- The Washington Times - Monday, January 7, 2008

NEW ORLEANS (AP) - In New Orleans, people have always known what king cake is and when you should eat it. These days, that certainty is fading.

For years, families celebrated the arrival of Carnival season with king cake — an oval-shaped pastry that commemorates 12th Night, on Jan. 6, the day the Catholic faith says three wise men arrived with gifts for the baby Jesus.

That’s as it should be, said Carnival historian Errol Laborde. Like oysters, Creole tomatoes and crawfish, things are better at the proper time.

“No king cake will touch my lips before 12th Night or after Mardi Gras,” Mr. Laborde said.

For years after French settlers brought the tradition to New Orleans, king cake was a plain pastry topped with purple, green and gold sugar and eaten only during the Carnival season, which culminates on Mardi Gras, Feb. 5 this year.

The Twelfth Night Revelers — the krewe whose ball traditionally signals the start of the season of parades and balls — uses a wooden replica of a king cake. Women pull open little drawers in the cake’s lower layer, which contain silver and gold beans. Silver means you’re in the ball’s royal court; get a gold bean and you’re the queen.

Traditional king cake is made of sweet breadlike pastry with thin icing and sugar topping.

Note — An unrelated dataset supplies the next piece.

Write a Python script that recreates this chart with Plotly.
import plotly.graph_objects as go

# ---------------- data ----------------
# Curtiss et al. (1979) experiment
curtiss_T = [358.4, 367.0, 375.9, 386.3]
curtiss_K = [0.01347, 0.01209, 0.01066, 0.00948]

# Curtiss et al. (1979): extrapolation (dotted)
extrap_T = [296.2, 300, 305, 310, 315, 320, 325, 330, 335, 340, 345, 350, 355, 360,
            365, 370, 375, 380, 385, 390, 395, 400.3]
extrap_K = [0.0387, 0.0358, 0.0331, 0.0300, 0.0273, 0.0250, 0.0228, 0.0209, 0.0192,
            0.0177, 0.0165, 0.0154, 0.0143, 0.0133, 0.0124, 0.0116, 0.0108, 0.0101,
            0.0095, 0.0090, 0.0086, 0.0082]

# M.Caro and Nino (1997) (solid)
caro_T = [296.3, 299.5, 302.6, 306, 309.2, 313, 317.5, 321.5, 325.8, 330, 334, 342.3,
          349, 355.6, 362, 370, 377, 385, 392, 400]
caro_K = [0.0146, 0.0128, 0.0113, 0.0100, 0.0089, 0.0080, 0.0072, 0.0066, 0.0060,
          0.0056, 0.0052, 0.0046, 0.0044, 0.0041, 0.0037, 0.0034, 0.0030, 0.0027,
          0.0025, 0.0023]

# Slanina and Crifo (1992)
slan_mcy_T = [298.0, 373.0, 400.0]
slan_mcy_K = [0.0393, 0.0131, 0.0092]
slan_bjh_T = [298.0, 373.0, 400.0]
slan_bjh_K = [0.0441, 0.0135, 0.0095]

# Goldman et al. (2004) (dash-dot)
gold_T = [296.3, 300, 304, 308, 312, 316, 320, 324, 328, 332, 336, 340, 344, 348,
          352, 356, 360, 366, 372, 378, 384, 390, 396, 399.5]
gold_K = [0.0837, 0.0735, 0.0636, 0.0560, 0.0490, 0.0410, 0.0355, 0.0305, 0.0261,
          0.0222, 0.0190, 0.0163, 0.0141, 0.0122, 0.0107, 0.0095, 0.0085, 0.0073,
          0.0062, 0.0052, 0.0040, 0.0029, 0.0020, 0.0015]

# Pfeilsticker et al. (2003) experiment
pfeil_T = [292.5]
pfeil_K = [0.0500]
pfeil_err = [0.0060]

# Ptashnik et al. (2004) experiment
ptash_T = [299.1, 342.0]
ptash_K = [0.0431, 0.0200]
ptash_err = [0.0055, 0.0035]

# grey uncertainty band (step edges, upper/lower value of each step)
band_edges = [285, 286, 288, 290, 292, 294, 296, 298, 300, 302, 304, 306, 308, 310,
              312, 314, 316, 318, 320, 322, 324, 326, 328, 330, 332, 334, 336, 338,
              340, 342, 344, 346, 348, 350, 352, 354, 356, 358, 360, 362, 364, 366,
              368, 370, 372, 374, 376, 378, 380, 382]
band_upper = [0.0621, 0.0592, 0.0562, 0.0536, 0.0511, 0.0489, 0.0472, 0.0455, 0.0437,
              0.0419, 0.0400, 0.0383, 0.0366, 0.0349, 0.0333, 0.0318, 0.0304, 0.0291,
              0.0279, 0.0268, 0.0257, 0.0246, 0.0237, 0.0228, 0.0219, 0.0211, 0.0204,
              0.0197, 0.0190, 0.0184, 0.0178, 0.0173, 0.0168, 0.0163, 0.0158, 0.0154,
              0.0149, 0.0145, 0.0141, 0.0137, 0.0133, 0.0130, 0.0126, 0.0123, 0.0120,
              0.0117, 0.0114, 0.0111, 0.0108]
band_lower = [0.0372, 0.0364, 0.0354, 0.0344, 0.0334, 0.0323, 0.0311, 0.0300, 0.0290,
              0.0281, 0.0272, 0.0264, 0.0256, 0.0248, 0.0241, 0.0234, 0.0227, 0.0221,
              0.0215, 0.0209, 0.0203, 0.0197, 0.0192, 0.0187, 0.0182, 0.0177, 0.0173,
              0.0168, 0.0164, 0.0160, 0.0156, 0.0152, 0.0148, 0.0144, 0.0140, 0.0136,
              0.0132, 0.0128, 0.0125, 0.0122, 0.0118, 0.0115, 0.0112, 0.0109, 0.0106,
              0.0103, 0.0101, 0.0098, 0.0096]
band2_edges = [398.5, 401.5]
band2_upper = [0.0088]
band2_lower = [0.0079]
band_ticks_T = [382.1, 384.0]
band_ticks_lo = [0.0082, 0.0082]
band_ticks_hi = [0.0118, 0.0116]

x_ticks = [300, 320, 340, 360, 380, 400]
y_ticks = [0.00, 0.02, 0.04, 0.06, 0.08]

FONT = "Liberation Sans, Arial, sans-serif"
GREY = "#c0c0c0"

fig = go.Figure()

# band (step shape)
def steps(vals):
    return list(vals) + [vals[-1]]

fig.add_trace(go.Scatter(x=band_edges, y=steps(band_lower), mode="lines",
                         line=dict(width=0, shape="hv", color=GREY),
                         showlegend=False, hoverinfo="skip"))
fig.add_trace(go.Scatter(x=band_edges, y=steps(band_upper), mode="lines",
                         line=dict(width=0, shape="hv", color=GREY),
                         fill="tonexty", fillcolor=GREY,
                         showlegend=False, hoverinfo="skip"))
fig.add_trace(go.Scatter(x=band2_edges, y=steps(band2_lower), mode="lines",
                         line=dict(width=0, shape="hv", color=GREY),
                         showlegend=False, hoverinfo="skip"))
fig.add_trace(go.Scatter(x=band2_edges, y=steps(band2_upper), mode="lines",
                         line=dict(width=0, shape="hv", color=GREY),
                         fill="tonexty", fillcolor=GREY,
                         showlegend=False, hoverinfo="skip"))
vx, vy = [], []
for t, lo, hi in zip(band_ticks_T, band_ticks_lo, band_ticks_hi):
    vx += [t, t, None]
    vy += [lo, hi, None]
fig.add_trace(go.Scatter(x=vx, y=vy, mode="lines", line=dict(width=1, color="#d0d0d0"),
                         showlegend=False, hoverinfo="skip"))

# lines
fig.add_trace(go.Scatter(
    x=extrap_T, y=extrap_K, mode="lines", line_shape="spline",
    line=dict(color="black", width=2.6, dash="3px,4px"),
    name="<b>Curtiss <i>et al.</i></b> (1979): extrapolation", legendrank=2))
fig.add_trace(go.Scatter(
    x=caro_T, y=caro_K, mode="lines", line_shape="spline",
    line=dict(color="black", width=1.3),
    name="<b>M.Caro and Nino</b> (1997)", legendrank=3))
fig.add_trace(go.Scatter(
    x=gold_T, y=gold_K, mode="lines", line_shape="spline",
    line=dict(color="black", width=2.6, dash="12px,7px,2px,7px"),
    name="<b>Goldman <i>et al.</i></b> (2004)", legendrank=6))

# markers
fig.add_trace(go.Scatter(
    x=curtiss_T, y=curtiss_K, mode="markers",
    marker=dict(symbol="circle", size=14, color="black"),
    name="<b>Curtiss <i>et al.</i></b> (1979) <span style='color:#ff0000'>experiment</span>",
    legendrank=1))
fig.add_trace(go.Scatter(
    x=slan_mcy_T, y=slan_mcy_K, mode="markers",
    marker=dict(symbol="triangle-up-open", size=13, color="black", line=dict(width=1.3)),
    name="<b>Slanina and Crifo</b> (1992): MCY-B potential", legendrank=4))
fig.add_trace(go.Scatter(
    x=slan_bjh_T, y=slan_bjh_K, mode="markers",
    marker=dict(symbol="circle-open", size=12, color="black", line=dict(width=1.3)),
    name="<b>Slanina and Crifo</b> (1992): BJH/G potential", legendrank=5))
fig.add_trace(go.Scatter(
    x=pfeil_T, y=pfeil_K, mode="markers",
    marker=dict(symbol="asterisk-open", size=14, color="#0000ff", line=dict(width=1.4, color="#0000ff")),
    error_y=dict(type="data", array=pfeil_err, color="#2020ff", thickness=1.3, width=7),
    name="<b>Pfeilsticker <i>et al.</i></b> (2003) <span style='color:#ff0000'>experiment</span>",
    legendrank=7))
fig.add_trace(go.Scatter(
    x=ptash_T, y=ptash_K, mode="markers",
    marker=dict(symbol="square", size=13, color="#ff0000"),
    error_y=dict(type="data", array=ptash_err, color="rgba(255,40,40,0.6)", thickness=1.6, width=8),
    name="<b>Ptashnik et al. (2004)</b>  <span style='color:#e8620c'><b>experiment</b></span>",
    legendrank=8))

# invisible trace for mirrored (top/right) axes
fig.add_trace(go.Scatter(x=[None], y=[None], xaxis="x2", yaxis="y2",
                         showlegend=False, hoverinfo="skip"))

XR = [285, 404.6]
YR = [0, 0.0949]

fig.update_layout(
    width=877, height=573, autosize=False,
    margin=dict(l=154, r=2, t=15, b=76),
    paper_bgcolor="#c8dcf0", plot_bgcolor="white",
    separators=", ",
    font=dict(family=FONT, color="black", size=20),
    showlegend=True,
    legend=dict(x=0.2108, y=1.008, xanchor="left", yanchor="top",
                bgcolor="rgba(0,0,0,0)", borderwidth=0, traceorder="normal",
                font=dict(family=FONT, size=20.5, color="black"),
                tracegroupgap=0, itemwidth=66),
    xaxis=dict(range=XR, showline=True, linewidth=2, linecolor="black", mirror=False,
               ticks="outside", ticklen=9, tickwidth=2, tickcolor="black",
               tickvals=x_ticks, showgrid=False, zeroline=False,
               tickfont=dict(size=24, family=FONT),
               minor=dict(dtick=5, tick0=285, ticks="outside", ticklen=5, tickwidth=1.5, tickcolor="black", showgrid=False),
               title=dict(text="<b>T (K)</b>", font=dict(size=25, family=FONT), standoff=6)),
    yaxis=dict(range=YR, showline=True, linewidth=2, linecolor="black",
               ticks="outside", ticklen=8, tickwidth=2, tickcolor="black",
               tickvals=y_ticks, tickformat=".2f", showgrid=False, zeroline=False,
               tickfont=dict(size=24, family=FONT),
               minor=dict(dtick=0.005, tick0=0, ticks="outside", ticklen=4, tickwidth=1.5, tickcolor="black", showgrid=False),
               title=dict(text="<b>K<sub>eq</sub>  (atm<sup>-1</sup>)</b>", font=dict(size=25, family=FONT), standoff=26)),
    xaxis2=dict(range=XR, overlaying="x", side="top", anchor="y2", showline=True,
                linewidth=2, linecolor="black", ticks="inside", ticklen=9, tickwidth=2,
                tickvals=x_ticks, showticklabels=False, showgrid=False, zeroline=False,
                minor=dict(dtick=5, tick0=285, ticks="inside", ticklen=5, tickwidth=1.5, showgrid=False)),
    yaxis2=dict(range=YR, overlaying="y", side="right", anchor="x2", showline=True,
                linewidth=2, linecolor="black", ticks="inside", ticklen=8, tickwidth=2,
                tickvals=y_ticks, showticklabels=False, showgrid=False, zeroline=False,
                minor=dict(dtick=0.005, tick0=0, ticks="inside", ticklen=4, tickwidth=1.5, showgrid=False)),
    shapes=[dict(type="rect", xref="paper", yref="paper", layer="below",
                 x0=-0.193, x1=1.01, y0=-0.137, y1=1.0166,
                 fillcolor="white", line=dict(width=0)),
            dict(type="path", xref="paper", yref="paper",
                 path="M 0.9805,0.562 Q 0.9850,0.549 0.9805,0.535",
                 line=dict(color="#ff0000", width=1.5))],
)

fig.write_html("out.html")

Each contains a plastic baby, but the tradition originally called for a red bean. In community life beyond the trappings of private balls, the person who gets the baby is supposed to supply the next king cake for family or office gatherings.

“I’m a purist,” said cookbook author Kit Wohl. “I believe king cake should be what it’s always been, plain and with a baby, but now people have gilded the lily. Now they can be made with stuffing. It can be sweet or savory.”

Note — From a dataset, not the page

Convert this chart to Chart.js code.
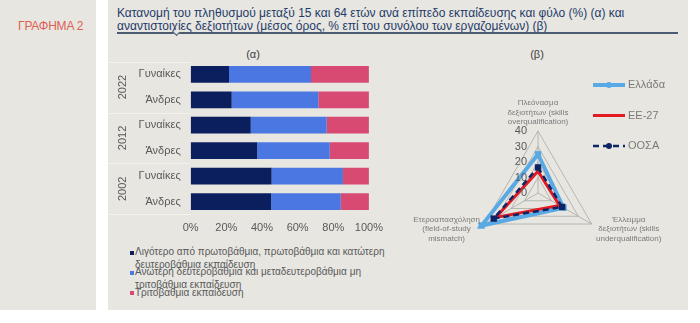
<!DOCTYPE html>
<html>
<head>
<meta charset="utf-8">
<script src="https://cdn.jsdelivr.net/npm/chart.js@4.4.1/dist/chart.umd.min.js"></script>
<style>
  body { margin: 0; width: 700px; height: 323px; background: #fff; position: relative; overflow: hidden;
         font-family: 'Liberation Sans', Arial, sans-serif; }
  .panel { position: absolute; top: 0; height: 310px; background: #e7e6e1; }
  .tag { position: absolute; left: 18px; top: 19px; font-size: 12px; color: #df5f52; letter-spacing: -0.2px; }
  .title { position: absolute; left: 117px; top: 7px; font-size: 12px; line-height: 13.4px; color: #1f3b69; white-space: nowrap; }
  .rule { position: absolute; left: 117px; top: 32px; width: 561px; border-top: 2px solid #4b5b72; }
  .notch { position: absolute; left: 174px; top: 30px; width: 4px; height: 4px; border-right: 1.5px solid #4b5b72;
           border-bottom: 1.5px solid #4b5b72; transform: rotate(45deg); background: #e7e6e1; }
  .sub { position: absolute; top: 48px; font-size: 11px; color: #404040; transform: translateX(-50%); }
  canvas { position: absolute; }
  #barLegend { position: absolute; left: 130px; top: 246px; width: 260px; }
  .item { position: absolute; left: 0; width: 256px; font-size: 10px; line-height: 12.6px; color: #595959; padding-left: 5px; }
  .item i { position: absolute; left: 0; top: 4.5px; width: 4px; height: 4px; }
</style>
</head>
<body>
<div class="panel" style="left:0;width:96px"></div>
<div class="panel" style="left:108px;width:580px"></div>
<div class="tag">ΓΡΑΦΗΜΑ 2</div>
<div class="title">Κατανομή του πληθυσμού μεταξύ 15 και 64 ετών ανά επίπεδο εκπαίδευσης και φύλο (%) (α) και<br>αναντιστοιχίες δεξιοτήτων (μέσος όρος, % επί του συνόλου των εργαζομένων) (β)</div>
<div class="rule"></div>
<div class="notch"></div>
<div class="sub" style="left:253px">(α)</div>
<div class="sub" style="left:537px">(β)</div>

<canvas id="bars" width="283" height="200" style="left:107px;top:45px"></canvas>
<div id="barLegend"></div>
<canvas id="radar" width="295" height="262" style="left:395px;top:45px"></canvas>

<script>
// (α) population 15-64 by education level and sex, %
const years = ['2022', '2012', '2002'];
const sexes = ['Γυναίκες', 'Άνδρες'];
const eduLevels = [
  'Λιγότερο από πρωτοβάθμια, πρωτοβάθμια και κατώτερη δευτεροβάθμια εκπαίδευση',
  'Ανώτερη δευτεροβάθμια και μεταδευτεροβάθμια μη τριτοβάθμια εκπαίδευση',
  'Τριτοβάθμια εκπαίδευση'
];
const lowEdu = [21.5, 23.0, 33.7, 37.3, 45.4, 45.1];
const midEdu = [46.0, 48.6, 42.6, 40.7, 40.0, 39.1];
const highEdu = [32.5, 28.4, 23.7, 22.0, 14.6, 15.8];
const pctTicks = [0, 20, 40, 60, 80, 100];

// (β) skills mismatch, average % of employed
const mismatchAxes = [
  ['Πλεόνασμα', 'δεξιοτήτων (skills', 'overqualification)'],
  ['Έλλειμμα', 'δεξιοτήτων (skills', 'underqualification)'],
  ['Ετεροαπασχόληση', '(field-of-study', 'mismatch)']
];
const mismatchTicks = [0, 10, 20, 30, 40];
const regions = ['Ελλάδα', 'ΕΕ-27', 'ΟΟΣΑ'];
const greece = [25, 19, 42];
const eu27 = [14, 16, 31.5];
const oecd = [16.5, 18, 33];

const FONT = "'Liberation Sans', Arial, sans-serif";
const GREY = '#595959';
const eduColors = ['#0b1f5e', '#4b77e2', '#d84a72'];

const rowLabels = years.flatMap(() => sexes);

// year captions down the left side, with faint separators between groups
const yearGroups = {
  id: 'yearGroups',
  afterDraw(chart) {
    const { ctx, chartArea } = chart;
    const y = chart.scales.y;
    const step = y.getPixelForValue(1) - y.getPixelForValue(0);
    ctx.save();
    ctx.strokeStyle = '#f3f2ee';
    ctx.lineWidth = 1;
    ctx.fillStyle = GREY;
    ctx.font = '11px ' + FONT;
    ctx.textAlign = 'center';
    ctx.textBaseline = 'middle';
    years.forEach((yr, g) => {
      const top = y.getPixelForValue(g * sexes.length) - step / 2;
      const bottom = y.getPixelForValue((g + 1) * sexes.length - 1) + step / 2;
      const edges = g === years.length - 1 ? [top, bottom] : [top];
      edges.forEach(e => {
        ctx.beginPath();
        ctx.moveTo(1, Math.round(e) + 0.5);
        ctx.lineTo(chartArea.left, Math.round(e) + 0.5);
        ctx.stroke();
      });
      ctx.save();
      ctx.translate(16, (top + bottom) / 2);
      ctx.rotate(-Math.PI / 2);
      ctx.fillText(yr, 0, 0);
      ctx.restore();
    });
    ctx.restore();
  }
};

new Chart(document.getElementById('bars'), {
  type: 'bar',
  data: {
    labels: rowLabels,
    datasets: [lowEdu, midEdu, highEdu].map((d, i) => ({
      label: eduLevels[i],
      data: d,
      backgroundColor: eduColors[i],
      borderWidth: 0,
      categoryPercentage: 1,
      barPercentage: 0.66
    }))
  },
  options: {
    indexAxis: 'y',
    responsive: false,
    animation: false,
    layout: { padding: { top: 14.5, bottom: 3.5, left: 0, right: 19.7 } },
    plugins: { legend: { display: false }, tooltip: { enabled: false } },
    scales: {
      x: {
        stacked: true, min: 0, max: 100,
        afterBuildTicks: s => { s.ticks = pctTicks.map(v => ({ value: v })); },
        grid: { display: false, drawTicks: false },
        border: { display: false },
        ticks: { padding: 7, color: GREY, font: { family: FONT, size: 11 }, callback: v => v + '%' }
      },
      y: {
        stacked: true,
        afterFit: s => { s.width = 83.7; },
        grid: { display: false, drawTicks: false },
        border: { display: false },
        ticks: { padding: 10, color: GREY, font: { family: FONT, size: 11 } }
      }
    }
  },
  plugins: [yearGroups]
});

// wrapped legend under the bars
const legendBox = document.getElementById('barLegend');
eduLevels.forEach((name, i) => {
  const el = document.createElement('div');
  el.className = 'item';
  el.style.top = (i * 20.3) + 'px';
  el.innerHTML = '<i style="background:' + eduColors[i] + '"></i>' + name;
  legendBox.appendChild(el);
});

// tick numbers to the left of the top spoke, axis captions and the series key
const radarExtras = {
  id: 'radarExtras',
  afterDraw(chart) {
    const { ctx } = chart;
    const r = chart.scales.r;
    ctx.save();
    ctx.fillStyle = GREY;
    ctx.font = '11px ' + FONT;
    ctx.textAlign = 'right';
    ctx.textBaseline = 'middle';
    r.ticks.forEach(t => {
      ctx.fillText(String(t.value), r.xCenter - 11, r.yCenter - r.getDistanceFromCenterForValue(t.value));
    });

    ctx.font = '8px ' + FONT;
    ctx.fillStyle = '#7a7a7a';
    ctx.textAlign = 'center';
    const lh = 9.7;
    chart.data.labels.forEach((lines, i) => {
      const p = r.getPointPosition(i, r.drawingArea + 5);
      const w = Math.max(...lines.map(l => ctx.measureText(l).width));
      let cx = p.x, top;
      if (i === 0) {
        top = p.y - lh * lines.length + 1;
      } else {
        cx = i === 1 ? p.x + w / 2 : p.x - w / 2;
        top = p.y - 12;
      }
      lines.forEach((l, k) => ctx.fillText(l, cx, top + lh * k + lh / 2));
    });

    ctx.font = '11px ' + FONT;
    ctx.textAlign = 'left';
    chart.data.datasets.forEach((ds, i) => {
      const yy = 40 + i * 30.5;
      ctx.strokeStyle = ds.borderColor;
      ctx.lineWidth = ds.borderWidth;
      ctx.setLineDash(ds.borderDash || []);
      ctx.beginPath();
      ctx.moveTo(198, yy);
      ctx.lineTo(230, yy);
      ctx.stroke();
      ctx.setLineDash([]);
      if (ds.pointRadius) {
        ctx.fillStyle = ds.pointBackgroundColor;
        ctx.beginPath();
        ctx.arc(214, yy, 3, 0, Math.PI * 2);
        ctx.fill();
      }
      ctx.fillStyle = '#7a7a7a';
      ctx.fillText(ds.label, 233, yy);
    });
    ctx.restore();
  }
};

new Chart(document.getElementById('radar'), {
  type: 'radar',
  data: {
    labels: mismatchAxes,
    datasets: [
      { label: regions[0], data: greece, order: 3, borderColor: '#59a9e5', borderWidth: 4,
        pointStyle: 'rect', pointRadius: 4.5, pointBackgroundColor: '#59a9e5', pointBorderWidth: 0 },
      { label: regions[1], data: eu27, order: 2, borderColor: '#e21b22', borderWidth: 3, pointRadius: 0 },
      { label: regions[2], data: oecd, order: 1, borderColor: '#0d2567', borderWidth: 2.5, borderDash: [6, 4],
        pointStyle: 'rect', pointRadius: 4.5, pointBackgroundColor: '#0d2567', pointBorderWidth: 0 }
    ].map(d => Object.assign({ fill: false, tension: 0, clip: false }, d))
  },
  options: {
    responsive: false,
    animation: false,
    layout: { padding: { left: 81, top: 86, right: 90, bottom: 52 } },
    plugins: { legend: { display: false }, tooltip: { enabled: false } },
    scales: {
      r: {
        min: mismatchTicks[0],
        max: mismatchTicks[mismatchTicks.length - 1],
        ticks: { stepSize: 10, display: false },
        pointLabels: { display: false },
        grid: { color: '#a9a9a6', lineWidth: 0.8 },
        angleLines: { color: '#a9a9a6', lineWidth: 0.8 }
      }
    }
  },
  plugins: [radarExtras]
});
</script>
</body>
</html>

To the dismay of traditionalists, king cakes can also now be many flavors and shapes, and are available all year-round.

“That’s how it used to be — you only ate them on King’s Day,” said David Haydel Jr., 32, whose family has been baking in New Orleans for three generations. “It gradually expanded out through whole season and now, with the Internet, we do king cakes all year.”

New Orleans is the king cake capital, but other cities with a European Carnival tradition have bakeries that produce some version during the season. Cincinnati, with its large German population, is an example.

In New Orleans, bakeries are turning them out in greater quantities than ever and in more styles. Mr. Haydel’s does a candy-cane-shaped cake for Christmas and a New Orleans Saints king cake with black-and-gold icing, among others.

On average, Mr. Haydel’s ships 50,000 king cakes worldwide during Carnival season.

In addition to the cinnamon-flavored traditional cake, they come with fruit fillings, cream cheese and sometimes a praline-flavored filling.

At Commander’s Palace, known for itshaute Creole cuisine and elegant dining, king cake is rarely on the menu, said Ti Martin, whose family owns the famous restaurant. But it’s frequently on the menu at home.

“We have them all the time during Mardi Gras,” Mr. Martin said, who prefers the cream-cheese cake. “And we send them as gifts to people in the restaurant business and our suppliers. We skip Christmas gifts and just go straight to king cakes. They love them.”

At Manny Randazzo’s King Cakes, a bakery that only produces king cakes, business is booming. Although they sell them on the Internet year-round, the bakery opens two weeks before Christmas with king cakes for that holiday. On Jan. 3, it reopens for Carnival season and keeps cranking them out until “Lundy Gras,” or Mardi Gras eve.

“We just bake as many as we can and put them out,” said store manager Johnita Perkins. “Every year we need more of them.”

King cakes shipped from bakeries run in the $40-$45 range and the packages include beads, doubloons and other souvenirs of the Carnival season.